The freeholder could be one person, or several. For example, let’s say you’ve got a house that’s been converted into four flats. The freeholder could sell off each flat, with its own lease. Or they could sell each flat with a share of the freehold.

As a leaseholder, you usually have to pay things like ground rent, service charges, or other charges to the freeholder to cover the costs of keeping the building, grounds and shared areas in a decent state.

A long lease tends to be around 100 to 120 years. Once you get below 70, it starts getting harder to get a mortgage.

The upsides

Leasehold properties are often cheaper. And they’re usually flats or apartments (where you have several properties on one piece of land).

Buying a property with a short lease is often much cheaper, on paper. But of course, you have to allow for the cost (and hassle) of renewing the lease. Then again, if you’re savvy and you’ve done your research, you can bag yourself a bargain.

And if you like the idea of living in a block with shared areas that someone else looks after – like a garden, gym, swimming pool or so on – then it’s likely to be leasehold.

The downsides

Being a leaseholder often means having to cough up for extra charges, like ground rent and service charges. You might also have to pay into a ‘reserve’ or ‘sinking’ fund for any work that needs doing, or repairs to shared areas like the roof. Knowing these costs in advance will help you weigh up whether or not a property is really as affordable as it seems.

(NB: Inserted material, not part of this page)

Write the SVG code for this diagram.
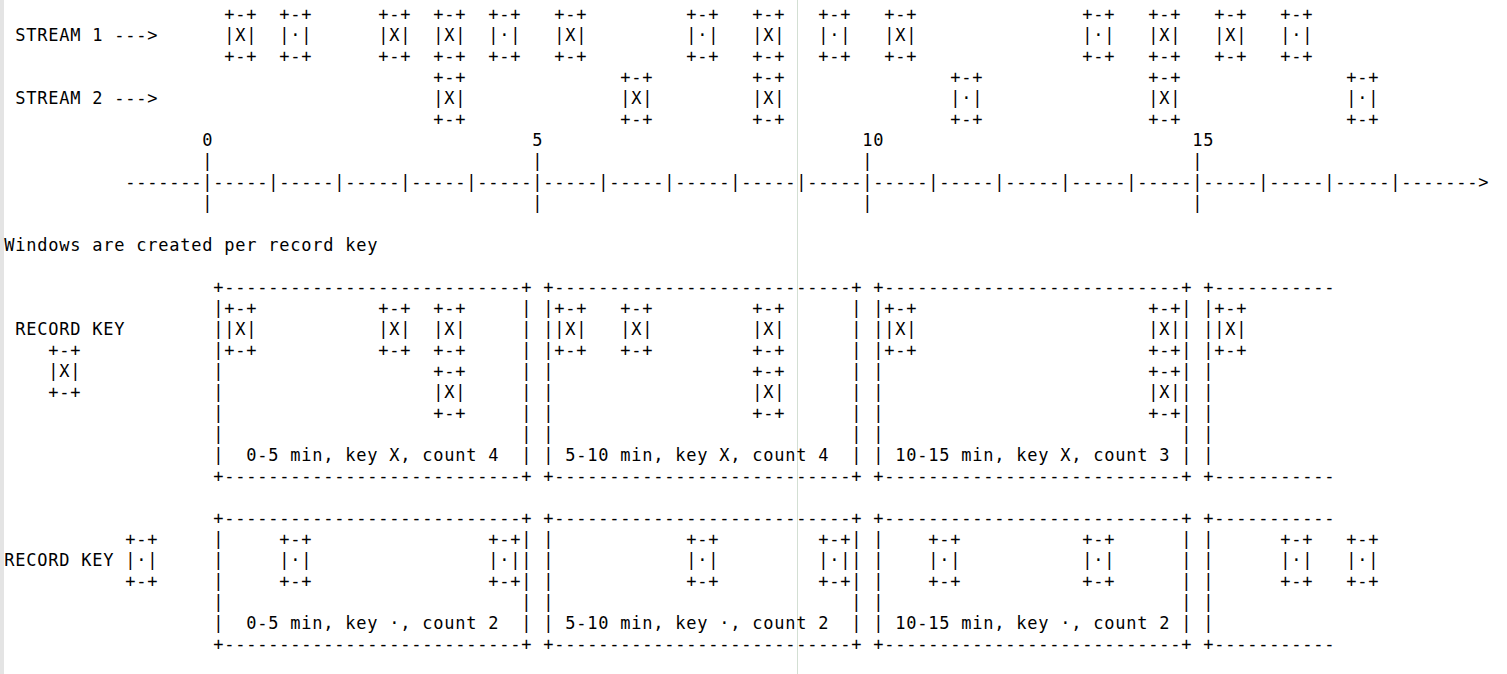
<svg xmlns="http://www.w3.org/2000/svg" width="1507" height="674" viewBox="0 0 1507 674" xml:space="preserve">
<style>
text { font-family: "DejaVu Sans Mono", "Liberation Mono", monospace; font-size: 17px; letter-spacing: 0.765px; fill: #000; white-space: pre; }
.bg { fill: #ffffff; }
.edge { fill: #e4e4e4; }
.ruler { stroke: #d3dfd3; stroke-width: 1; }
</style>
<rect class="bg" x="0" y="0" width="1507" height="674"/>
<rect class="edge" x="0" y="0" width="4" height="674"/>
<line class="ruler" x1="797.5" y1="0" x2="797.5" y2="674"/>

<g id="labels">
<text x="15.3" y="41">STREAM 1 ---&gt;</text>
<text x="15.3" y="104">STREAM 2 ---&gt;</text>
<text x="4.3" y="251">Windows are created per record key</text>
</g>

<g id="stream1">
<g id="s1-1"><text><tspan x="224.3" y="20">+-+</tspan><tspan x="224.3" y="41">|X|</tspan><tspan x="224.3" y="62">+-+</tspan></text></g>
<g id="s1-2"><text><tspan x="279.3" y="20">+-+</tspan><tspan x="279.3" y="41">|·|</tspan><tspan x="279.3" y="62">+-+</tspan></text></g>
<g id="s1-3"><text><tspan x="378.3" y="20">+-+</tspan><tspan x="378.3" y="41">|X|</tspan><tspan x="378.3" y="62">+-+</tspan></text></g>
<g id="s1-4"><text><tspan x="433.3" y="20">+-+</tspan><tspan x="433.3" y="41">|X|</tspan><tspan x="433.3" y="62">+-+</tspan></text></g>
<g id="s1-5"><text><tspan x="488.3" y="20">+-+</tspan><tspan x="488.3" y="41">|·|</tspan><tspan x="488.3" y="62">+-+</tspan></text></g>
<g id="s1-6"><text><tspan x="554.3" y="20">+-+</tspan><tspan x="554.3" y="41">|X|</tspan><tspan x="554.3" y="62">+-+</tspan></text></g>
<g id="s1-7"><text><tspan x="686.3" y="20">+-+</tspan><tspan x="686.3" y="41">|·|</tspan><tspan x="686.3" y="62">+-+</tspan></text></g>
<g id="s1-8"><text><tspan x="752.3" y="20">+-+</tspan><tspan x="752.3" y="41">|X|</tspan><tspan x="752.3" y="62">+-+</tspan></text></g>
<g id="s1-9"><text><tspan x="818.3" y="20">+-+</tspan><tspan x="818.3" y="41">|·|</tspan><tspan x="818.3" y="62">+-+</tspan></text></g>
<g id="s1-10"><text><tspan x="884.3" y="20">+-+</tspan><tspan x="884.3" y="41">|X|</tspan><tspan x="884.3" y="62">+-+</tspan></text></g>
<g id="s1-11"><text><tspan x="1082.3" y="20">+-+</tspan><tspan x="1082.3" y="41">|·|</tspan><tspan x="1082.3" y="62">+-+</tspan></text></g>
<g id="s1-12"><text><tspan x="1148.3" y="20">+-+</tspan><tspan x="1148.3" y="41">|X|</tspan><tspan x="1148.3" y="62">+-+</tspan></text></g>
<g id="s1-13"><text><tspan x="1214.3" y="20">+-+</tspan><tspan x="1214.3" y="41">|X|</tspan><tspan x="1214.3" y="62">+-+</tspan></text></g>
<g id="s1-14"><text><tspan x="1280.3" y="20">+-+</tspan><tspan x="1280.3" y="41">|·|</tspan><tspan x="1280.3" y="62">+-+</tspan></text></g>
</g>

<g id="stream2">
<g id="s2-1"><text><tspan x="433.3" y="83">+-+</tspan><tspan x="433.3" y="104">|X|</tspan><tspan x="433.3" y="125">+-+</tspan></text></g>
<g id="s2-2"><text><tspan x="620.3" y="83">+-+</tspan><tspan x="620.3" y="104">|X|</tspan><tspan x="620.3" y="125">+-+</tspan></text></g>
<g id="s2-3"><text><tspan x="752.3" y="83">+-+</tspan><tspan x="752.3" y="104">|X|</tspan><tspan x="752.3" y="125">+-+</tspan></text></g>
<g id="s2-4"><text><tspan x="950.3" y="83">+-+</tspan><tspan x="950.3" y="104">|·|</tspan><tspan x="950.3" y="125">+-+</tspan></text></g>
<g id="s2-5"><text><tspan x="1148.3" y="83">+-+</tspan><tspan x="1148.3" y="104">|X|</tspan><tspan x="1148.3" y="125">+-+</tspan></text></g>
<g id="s2-6"><text><tspan x="1346.3" y="83">+-+</tspan><tspan x="1346.3" y="104">|·|</tspan><tspan x="1346.3" y="125">+-+</tspan></text></g>
</g>

<g id="connectors">
<text x="125.3" y="188">-------|-----|-----|-----|-----|-----|-----|-----|-----|-----|-----|-----|-----|-----|-----|-----|-----|-----|-----|-------&gt;</text>
</g>

<g id="axis-ticks">
<text><tspan x="202.3" y="146">0</tspan><tspan x="532.3" y="146">5</tspan><tspan x="862.3" y="146">10</tspan><tspan x="1192.3" y="146">15</tspan></text>
<text><tspan x="202.3" y="167">|</tspan><tspan x="532.3" y="167">|</tspan><tspan x="862.3" y="167">|</tspan><tspan x="1192.3" y="167">|</tspan></text>
<text><tspan x="202.3" y="209">|</tspan><tspan x="532.3" y="209">|</tspan><tspan x="862.3" y="209">|</tspan><tspan x="1192.3" y="209">|</tspan></text>
</g>

<g id="key-x">
<g id="key-x-label"><text x="15.3" y="335">RECORD KEY</text><text><tspan x="48.3" y="356">+-+</tspan><tspan x="48.3" y="377">|X|</tspan><tspan x="48.3" y="398">+-+</tspan></text></g>
<g id="wx1">
<text x="213.3" y="293">+---------------------------+</text>
<text><tspan x="213.3" y="314">|</tspan><tspan x="213.3" y="335">|</tspan><tspan x="213.3" y="356">|</tspan><tspan x="213.3" y="377">|</tspan><tspan x="213.3" y="398">|</tspan><tspan x="213.3" y="419">|</tspan><tspan x="213.3" y="440">|</tspan></text>
<text><tspan x="521.3" y="314">|</tspan><tspan x="521.3" y="335">|</tspan><tspan x="521.3" y="356">|</tspan><tspan x="521.3" y="377">|</tspan><tspan x="521.3" y="398">|</tspan><tspan x="521.3" y="419">|</tspan><tspan x="521.3" y="440">|</tspan></text>
<text x="213.3" y="461">|  0-5 min, key X, count 4  |</text>
<text x="213.3" y="482">+---------------------------+</text>
<text><tspan x="224.3" y="314">+-+</tspan><tspan x="224.3" y="335">|X|</tspan><tspan x="224.3" y="356">+-+</tspan></text>
<text><tspan x="378.3" y="314">+-+</tspan><tspan x="378.3" y="335">|X|</tspan><tspan x="378.3" y="356">+-+</tspan></text>
<text><tspan x="433.3" y="314">+-+</tspan><tspan x="433.3" y="335">|X|</tspan><tspan x="433.3" y="356">+-+</tspan></text>
<text><tspan x="433.3" y="377">+-+</tspan><tspan x="433.3" y="398">|X|</tspan><tspan x="433.3" y="419">+-+</tspan></text>
</g>
<g id="wx2">
<text x="543.3" y="293">+---------------------------+</text>
<text><tspan x="543.3" y="314">|</tspan><tspan x="543.3" y="335">|</tspan><tspan x="543.3" y="356">|</tspan><tspan x="543.3" y="377">|</tspan><tspan x="543.3" y="398">|</tspan><tspan x="543.3" y="419">|</tspan><tspan x="543.3" y="440">|</tspan></text>
<text><tspan x="851.3" y="314">|</tspan><tspan x="851.3" y="335">|</tspan><tspan x="851.3" y="356">|</tspan><tspan x="851.3" y="377">|</tspan><tspan x="851.3" y="398">|</tspan><tspan x="851.3" y="419">|</tspan><tspan x="851.3" y="440">|</tspan></text>
<text x="543.3" y="461">| 5-10 min, key X, count 4  |</text>
<text x="543.3" y="482">+---------------------------+</text>
<text><tspan x="554.3" y="314">+-+</tspan><tspan x="554.3" y="335">|X|</tspan><tspan x="554.3" y="356">+-+</tspan></text>
<text><tspan x="620.3" y="314">+-+</tspan><tspan x="620.3" y="335">|X|</tspan><tspan x="620.3" y="356">+-+</tspan></text>
<text><tspan x="752.3" y="314">+-+</tspan><tspan x="752.3" y="335">|X|</tspan><tspan x="752.3" y="356">+-+</tspan></text>
<text><tspan x="752.3" y="377">+-+</tspan><tspan x="752.3" y="398">|X|</tspan><tspan x="752.3" y="419">+-+</tspan></text>
</g>
<g id="wx3">
<text x="873.3" y="293">+---------------------------+</text>
<text><tspan x="873.3" y="314">|</tspan><tspan x="873.3" y="335">|</tspan><tspan x="873.3" y="356">|</tspan><tspan x="873.3" y="377">|</tspan><tspan x="873.3" y="398">|</tspan><tspan x="873.3" y="419">|</tspan><tspan x="873.3" y="440">|</tspan></text>
<text><tspan x="1181.3" y="314">|</tspan><tspan x="1181.3" y="335">|</tspan><tspan x="1181.3" y="356">|</tspan><tspan x="1181.3" y="377">|</tspan><tspan x="1181.3" y="398">|</tspan><tspan x="1181.3" y="419">|</tspan><tspan x="1181.3" y="440">|</tspan></text>
<text x="873.3" y="461">| 10-15 min, key X, count 3 |</text>
<text x="873.3" y="482">+---------------------------+</text>
<text><tspan x="884.3" y="314">+-+</tspan><tspan x="884.3" y="335">|X|</tspan><tspan x="884.3" y="356">+-+</tspan></text>
<text><tspan x="1148.3" y="314">+-+</tspan><tspan x="1148.3" y="335">|X|</tspan><tspan x="1148.3" y="356">+-+</tspan></text>
<text><tspan x="1148.3" y="377">+-+</tspan><tspan x="1148.3" y="398">|X|</tspan><tspan x="1148.3" y="419">+-+</tspan></text>
</g>
<g id="wx4">
<text x="1203.3" y="293">+-----------</text>
<text><tspan x="1203.3" y="314">|</tspan><tspan x="1203.3" y="335">|</tspan><tspan x="1203.3" y="356">|</tspan><tspan x="1203.3" y="377">|</tspan><tspan x="1203.3" y="398">|</tspan><tspan x="1203.3" y="419">|</tspan><tspan x="1203.3" y="440">|</tspan><tspan x="1203.3" y="461">|</tspan></text>
<text x="1203.3" y="482">+-----------</text>
<text><tspan x="1214.3" y="314">+-+</tspan><tspan x="1214.3" y="335">|X|</tspan><tspan x="1214.3" y="356">+-+</tspan></text>
</g>
</g>

<g id="key-dot">
<g id="key-dot-label"><text x="4.3" y="566">RECORD KEY</text><text><tspan x="125.3" y="545">+-+</tspan><tspan x="125.3" y="566">|·|</tspan><tspan x="125.3" y="587">+-+</tspan></text></g>
<g id="wd1">
<text x="213.3" y="524">+---------------------------+</text>
<text><tspan x="213.3" y="545">|</tspan><tspan x="213.3" y="566">|</tspan><tspan x="213.3" y="587">|</tspan><tspan x="213.3" y="608">|</tspan></text>
<text><tspan x="521.3" y="545">|</tspan><tspan x="521.3" y="566">|</tspan><tspan x="521.3" y="587">|</tspan><tspan x="521.3" y="608">|</tspan></text>
<text x="213.3" y="629">|  0-5 min, key ·, count 2  |</text>
<text x="213.3" y="650">+---------------------------+</text>
<text><tspan x="279.3" y="545">+-+</tspan><tspan x="279.3" y="566">|·|</tspan><tspan x="279.3" y="587">+-+</tspan></text>
<text><tspan x="488.3" y="545">+-+</tspan><tspan x="488.3" y="566">|·|</tspan><tspan x="488.3" y="587">+-+</tspan></text>
</g>
<g id="wd2">
<text x="543.3" y="524">+---------------------------+</text>
<text><tspan x="543.3" y="545">|</tspan><tspan x="543.3" y="566">|</tspan><tspan x="543.3" y="587">|</tspan><tspan x="543.3" y="608">|</tspan></text>
<text><tspan x="851.3" y="545">|</tspan><tspan x="851.3" y="566">|</tspan><tspan x="851.3" y="587">|</tspan><tspan x="851.3" y="608">|</tspan></text>
<text x="543.3" y="629">| 5-10 min, key ·, count 2  |</text>
<text x="543.3" y="650">+---------------------------+</text>
<text><tspan x="686.3" y="545">+-+</tspan><tspan x="686.3" y="566">|·|</tspan><tspan x="686.3" y="587">+-+</tspan></text>
<text><tspan x="818.3" y="545">+-+</tspan><tspan x="818.3" y="566">|·|</tspan><tspan x="818.3" y="587">+-+</tspan></text>
</g>
<g id="wd3">
<text x="873.3" y="524">+---------------------------+</text>
<text><tspan x="873.3" y="545">|</tspan><tspan x="873.3" y="566">|</tspan><tspan x="873.3" y="587">|</tspan><tspan x="873.3" y="608">|</tspan></text>
<text><tspan x="1181.3" y="545">|</tspan><tspan x="1181.3" y="566">|</tspan><tspan x="1181.3" y="587">|</tspan><tspan x="1181.3" y="608">|</tspan></text>
<text x="873.3" y="629">| 10-15 min, key ·, count 2 |</text>
<text x="873.3" y="650">+---------------------------+</text>
<text><tspan x="928.3" y="545">+-+</tspan><tspan x="928.3" y="566">|·|</tspan><tspan x="928.3" y="587">+-+</tspan></text>
<text><tspan x="1082.3" y="545">+-+</tspan><tspan x="1082.3" y="566">|·|</tspan><tspan x="1082.3" y="587">+-+</tspan></text>
</g>
<g id="wd4">
<text x="1203.3" y="524">+-----------</text>
<text><tspan x="1203.3" y="545">|</tspan><tspan x="1203.3" y="566">|</tspan><tspan x="1203.3" y="587">|</tspan><tspan x="1203.3" y="608">|</tspan><tspan x="1203.3" y="629">|</tspan></text>
<text x="1203.3" y="650">+-----------</text>
<text><tspan x="1280.3" y="545">+-+</tspan><tspan x="1280.3" y="566">|·|</tspan><tspan x="1280.3" y="587">+-+</tspan></text>
<text><tspan x="1346.3" y="545">+-+</tspan><tspan x="1346.3" y="566">|·|</tspan><tspan x="1346.3" y="587">+-+</tspan></text>
</g>
</g>
</svg>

Also, renewing a lease can be pricey. You’ll need to negotiate a price with the freeholder. Sometimes, it can cost up to 20% of the property’s value. There’s been some talk of lowering the cost of renewing a lease, but nothing’s come of it so far.

And remember, being the new owner doesn’t mean you get a fresh lease. You just take over however many years are left on the last owner’s lease.

Leaseholds on new-builds

If you’re buying a new-build, you need to be clear whether you’re buying it leasehold or freehold – and if it’s leasehold, what the charges are. There have been horror stories over the years about people who buy new-builds only to be stung by eye-watering ground rents and service charges. So be sure to investigate.

Also, developers can sell on the freehold to another company whenever they like – and that company can decide to put the charges up to whatever they like. So be sure to check whether the developer can sell the freehold on.

Leasehold with share of freehold (commonhold)

In some cases, you may buy a property with a share of the freehold. This means you still have a lease, but own part of the land that the building is on, too. It could be that all the leaseholders own an equal share of the freehold (say, one house, split into four flats, with four equal shares). Whatever, you’ll need to agree with the other leaseholders on paying for repairs, maintenance and so on.

Things to think about

If you’re buying a leasehold property, there are a few extra things to weigh up. How long is the lease? How much will it cost to renew – and how easy will that be? What are the ground rents and service charges? Are the shared areas in good nick, or is major work on the horizon? And if it’s a new-build, could the developer sell on the freehold?

In a nutshell

If you’re buying a property in the UK, it could be leasehold or freehold (or both). Leasehold means you have the right to live on the land for a set number of years. Freehold means you own the land (or a share of it yourself). Houses with short leases can be cheaper, but harder to get a mortgage on and harder to sell. Leaseholders usually have to pay ground rent and service charges, which can be steep.